The United States of DEI
The founding principles and Constitution of the United States are the ultimate expression of DEI. Diversity because except for our indigenous population we are all immigrants. Equity as expressed in the promise that all men people are created equal. And inclusion, which is nothing more than ensuring equality for people who don’t conform to social norms.
Efforts to remove barriers to marginalized populations have proven to be effective and to benefit our society and economy by enlarging the pool of talented workers. According to an article in Forbes magazine “the impact of DEI is overwhelmingly positive”1.
With the inclusion of Title IX in the Education Codes of 1972, equal access to higher education and to professional schools became the law. The long-range effect of that one straightforward legal passage beginning “Equal access to education programs…,” has been simply phenomenal. The number of women doctors, lawyers, engineers, architects and other professionals has doubled and doubled again as quotas actually limiting women’s enrollment in graduate schools were outlawed2.
So if DEI initiatives are aligned with our founding principles and beneficial to our economy why would the current administration expend so much effort to attack them?Their claim is that, rather than remove barriers, these policies somehow deliver an unfair advantage to the recipients, who then take jobs from more deserving candidates and lower the quality of the workforce.
Women and minorities who excelled in science
But if that’s the case it seems that legacy admission programs at Ivy league universities should also be eliminated. For an extreme example of unfair advantage we just need to consider Trump’s recent cabinet picks, which demonstrate a complete lack of concern for experience or ability in favor of loyalty.

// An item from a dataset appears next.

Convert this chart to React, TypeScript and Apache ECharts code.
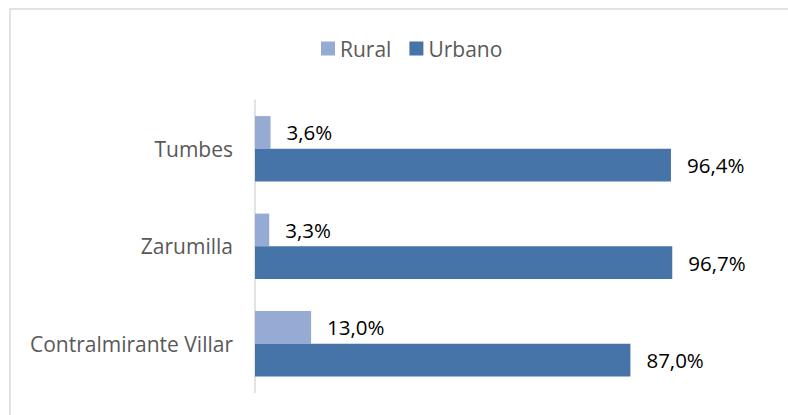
import React, { useEffect, useRef } from "react";
import * as echarts from "echarts";

const categories = ["Contralmirante Villar", "Zarumilla", "Tumbes"];
const rural = [13.0, 3.3, 3.6];
const urbano = [87.0, 96.7, 96.4];
const seriesNames = ["Rural", "Urbano"];

const fmt = (v: number) => v.toFixed(1).replace(".", ",") + "%";

export default function App() {
  const ref = useRef<HTMLDivElement>(null);
  useEffect(() => {
    if (!ref.current) return;
    const chart = echarts.init(ref.current, null, { renderer: "svg" });
    const font = "'Open Sans', sans-serif";
    const label = {
      show: true,
      position: "right" as const,
      distance: 16,
      color: "#000000",
      fontSize: 20.5,
      fontFamily: font,
      formatter: (p: any) => fmt(p.value),
    };
    chart.setOption({
      animation: false,
      backgroundColor: "#ffffff",
      graphic: [
        {
          type: "rect",
          shape: { x: 10, y: 9, width: 900, height: 600 },
          style: { fill: "none", stroke: "#d9d9d9", lineWidth: 1.5 },
          silent: true,
        },
      ],
      legend: {
        top: 33,
        left: 316,
        itemWidth: 14,
        itemHeight: 14,
        itemGap: 18,
        icon: "rect",
        textStyle: { color: "#595959", fontSize: 21, fontFamily: font },
        data: seriesNames,
      },
      grid: { left: 255, right: 101.5, top: 100, bottom: 22.5, containLabel: false },
      xAxis: {
        type: "value",
        min: 0,
        max: 100,
        show: false,
      },
      yAxis: {
        type: "category",
        data: categories,
        axisLine: { show: true, lineStyle: { color: "#d9d9d9", width: 1.5 } },
        axisTick: { show: false },
        axisLabel: { color: "#595959", fontSize: 21, fontFamily: font, margin: 22 },
      },
      series: [
        {
          name: seriesNames[0],
          type: "bar",
          data: rural,
          itemStyle: { color: "#95abd4" },
          barGap: "0%",
          barCategoryGap: "33%",
          label,
        },
        {
          name: seriesNames[1],
          type: "bar",
          data: urbano,
          itemStyle: { color: "#4674a8" },
          barGap: "0%",
          barCategoryGap: "33%",
          label,
        },
      ],
    });
    return () => chart.dispose();
  }, []);
  return (
    <div
      ref={ref}
      style={{ position: "absolute", left: 0, top: 0, width: 788, height: 415 }}
    />
  );
}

And a recent proposal to support Afrikaners immigration due to government oppression while deporting brown skinned people fleeing the same threats seems based on race rather than principle.
The real reason may be that opposition to DEI is more about the recipient's race or gender than ability. Recent actions by the Trump administration don’t mention any specific deficiencies or objective facts. Just a wholesale purge based on identity. A credible approach to addressing concerns about the potential for unqualified employees would focus on performance. Here are some recent headlines as examples
Trump Orders NASA to Purge All Mentions of Women in Leadership On Its Websites3
Trump fires first woman to head a US military service4
Trump administration puts federal diversity, equity and inclusion staff on leave5
While these policies aren’t consistent with their claimed goal of ‘leveling the playing field’ they are consistent with a long standing conservative philosophy based on white Christian nationalism6 where women and minorities are assumed to be inferior.
Questions
Do DEI initiatives give their recipients an unfair advantage?
Will Trumps anti-DEI actions improve our workforce?
Is racism and sexism prevalent in US society, or are all people treated equally?